# [WORK INSTRUCTIONS]
Copy out each line exactly; pictures stay out of the copy.

# [INFORMATION SUPPLIED]
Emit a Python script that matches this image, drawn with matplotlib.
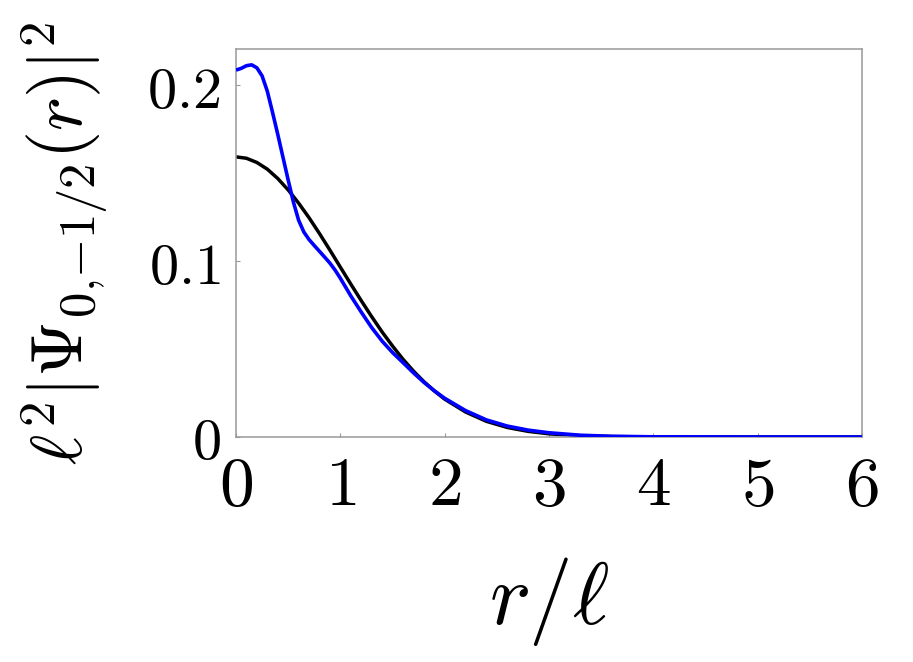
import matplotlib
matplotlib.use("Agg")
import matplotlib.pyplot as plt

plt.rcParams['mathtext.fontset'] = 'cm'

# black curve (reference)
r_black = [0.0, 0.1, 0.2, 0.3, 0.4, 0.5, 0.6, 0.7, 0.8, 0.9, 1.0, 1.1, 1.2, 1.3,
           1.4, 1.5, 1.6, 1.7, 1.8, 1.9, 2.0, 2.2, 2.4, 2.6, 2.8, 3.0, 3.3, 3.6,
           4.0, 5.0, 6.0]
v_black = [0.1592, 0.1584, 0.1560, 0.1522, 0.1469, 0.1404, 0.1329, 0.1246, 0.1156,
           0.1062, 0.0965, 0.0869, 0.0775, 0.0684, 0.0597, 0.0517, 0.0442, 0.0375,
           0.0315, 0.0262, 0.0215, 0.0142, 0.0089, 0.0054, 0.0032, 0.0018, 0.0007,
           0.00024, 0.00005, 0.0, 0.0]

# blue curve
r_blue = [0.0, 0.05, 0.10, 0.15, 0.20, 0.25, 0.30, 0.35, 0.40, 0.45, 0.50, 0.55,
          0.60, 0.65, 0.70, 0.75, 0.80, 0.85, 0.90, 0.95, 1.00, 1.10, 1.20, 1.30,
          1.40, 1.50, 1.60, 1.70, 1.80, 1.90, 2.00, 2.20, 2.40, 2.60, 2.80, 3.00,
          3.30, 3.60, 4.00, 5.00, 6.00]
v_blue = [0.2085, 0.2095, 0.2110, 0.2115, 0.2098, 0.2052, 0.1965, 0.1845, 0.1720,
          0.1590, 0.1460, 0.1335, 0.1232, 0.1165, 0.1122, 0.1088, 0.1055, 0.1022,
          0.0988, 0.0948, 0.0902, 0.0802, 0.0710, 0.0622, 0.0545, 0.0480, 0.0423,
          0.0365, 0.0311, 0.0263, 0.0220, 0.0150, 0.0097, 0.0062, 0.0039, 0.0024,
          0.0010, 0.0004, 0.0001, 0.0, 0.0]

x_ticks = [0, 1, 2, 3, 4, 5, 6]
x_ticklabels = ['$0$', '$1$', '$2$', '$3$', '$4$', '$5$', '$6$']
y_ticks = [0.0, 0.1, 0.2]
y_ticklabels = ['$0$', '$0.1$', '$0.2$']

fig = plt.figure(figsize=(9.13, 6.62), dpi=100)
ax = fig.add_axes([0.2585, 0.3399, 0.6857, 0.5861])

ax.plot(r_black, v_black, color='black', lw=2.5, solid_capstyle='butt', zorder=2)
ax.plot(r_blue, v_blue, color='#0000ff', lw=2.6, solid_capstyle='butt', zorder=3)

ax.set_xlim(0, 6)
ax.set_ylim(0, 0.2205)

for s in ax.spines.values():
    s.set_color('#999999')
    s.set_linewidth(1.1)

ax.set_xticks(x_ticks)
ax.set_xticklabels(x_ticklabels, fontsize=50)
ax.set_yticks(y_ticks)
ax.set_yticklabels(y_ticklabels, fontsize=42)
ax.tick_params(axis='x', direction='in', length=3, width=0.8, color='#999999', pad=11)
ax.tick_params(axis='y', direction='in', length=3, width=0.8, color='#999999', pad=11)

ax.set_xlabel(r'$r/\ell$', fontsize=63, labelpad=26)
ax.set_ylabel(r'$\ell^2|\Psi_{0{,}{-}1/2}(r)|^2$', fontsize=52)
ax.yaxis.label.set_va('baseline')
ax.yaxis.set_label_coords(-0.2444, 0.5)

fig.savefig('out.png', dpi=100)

# [TASK RESPONSE]
Emit a Python script that matches this image, drawn with matplotlib.
import matplotlib
matplotlib.use("Agg")
import matplotlib.pyplot as plt

plt.rcParams['mathtext.fontset'] = 'cm'

# black curve (reference)
r_black = [0.0, 0.1, 0.2, 0.3, 0.4, 0.5, 0.6, 0.7, 0.8, 0.9, 1.0, 1.1, 1.2, 1.3,
           1.4, 1.5, 1.6, 1.7, 1.8, 1.9, 2.0, 2.2, 2.4, 2.6, 2.8, 3.0, 3.3, 3.6,
           4.0, 5.0, 6.0]
v_black = [0.1592, 0.1584, 0.1560, 0.1522, 0.1469, 0.1404, 0.1329, 0.1246, 0.1156,
           0.1062, 0.0965, 0.0869, 0.0775, 0.0684, 0.0597, 0.0517, 0.0442, 0.0375,
           0.0315, 0.0262, 0.0215, 0.0142, 0.0089, 0.0054, 0.0032, 0.0018, 0.0007,
           0.00024, 0.00005, 0.0, 0.0]

# blue curve
r_blue = [0.0, 0.05, 0.10, 0.15, 0.20, 0.25, 0.30, 0.35, 0.40, 0.45, 0.50, 0.55,
          0.60, 0.65, 0.70, 0.75, 0.80, 0.85, 0.90, 0.95, 1.00, 1.10, 1.20, 1.30,
          1.40, 1.50, 1.60, 1.70, 1.80, 1.90, 2.00, 2.20, 2.40, 2.60, 2.80, 3.00,
          3.30, 3.60, 4.00, 5.00, 6.00]
v_blue = [0.2085, 0.2095, 0.2110, 0.2115, 0.2098, 0.2052, 0.1965, 0.1845, 0.1720,
          0.1590, 0.1460, 0.1335, 0.1232, 0.1165, 0.1122, 0.1088, 0.1055, 0.1022,
          0.0988, 0.0948, 0.0902, 0.0802, 0.0710, 0.0622, 0.0545, 0.0480, 0.0423,
          0.0365, 0.0311, 0.0263, 0.0220, 0.0150, 0.0097, 0.0062, 0.0039, 0.0024,
          0.0010, 0.0004, 0.0001, 0.0, 0.0]

x_ticks = [0, 1, 2, 3, 4, 5, 6]
x_ticklabels = ['$0$', '$1$', '$2$', '$3$', '$4$', '$5$', '$6$']
y_ticks = [0.0, 0.1, 0.2]
y_ticklabels = ['$0$', '$0.1$', '$0.2$']

fig = plt.figure(figsize=(9.13, 6.62), dpi=100)
ax = fig.add_axes([0.2585, 0.3399, 0.6857, 0.5861])

ax.plot(r_black, v_black, color='black', lw=2.5, solid_capstyle='butt', zorder=2)
ax.plot(r_blue, v_blue, color='#0000ff', lw=2.6, solid_capstyle='butt', zorder=3)

ax.set_xlim(0, 6)
ax.set_ylim(0, 0.2205)

for s in ax.spines.values():
    s.set_color('#999999')
    s.set_linewidth(1.1)

ax.set_xticks(x_ticks)
ax.set_xticklabels(x_ticklabels, fontsize=50)
ax.set_yticks(y_ticks)
ax.set_yticklabels(y_ticklabels, fontsize=42)
ax.tick_params(axis='x', direction='in', length=3, width=0.8, color='#999999', pad=11)
ax.tick_params(axis='y', direction='in', length=3, width=0.8, color='#999999', pad=11)

ax.set_xlabel(r'$r/\ell$', fontsize=63, labelpad=26)
ax.set_ylabel(r'$\ell^2|\Psi_{0{,}{-}1/2}(r)|^2$', fontsize=52)
ax.yaxis.label.set_va('baseline')
ax.yaxis.set_label_coords(-0.2444, 0.5)

fig.savefig('out.png', dpi=100)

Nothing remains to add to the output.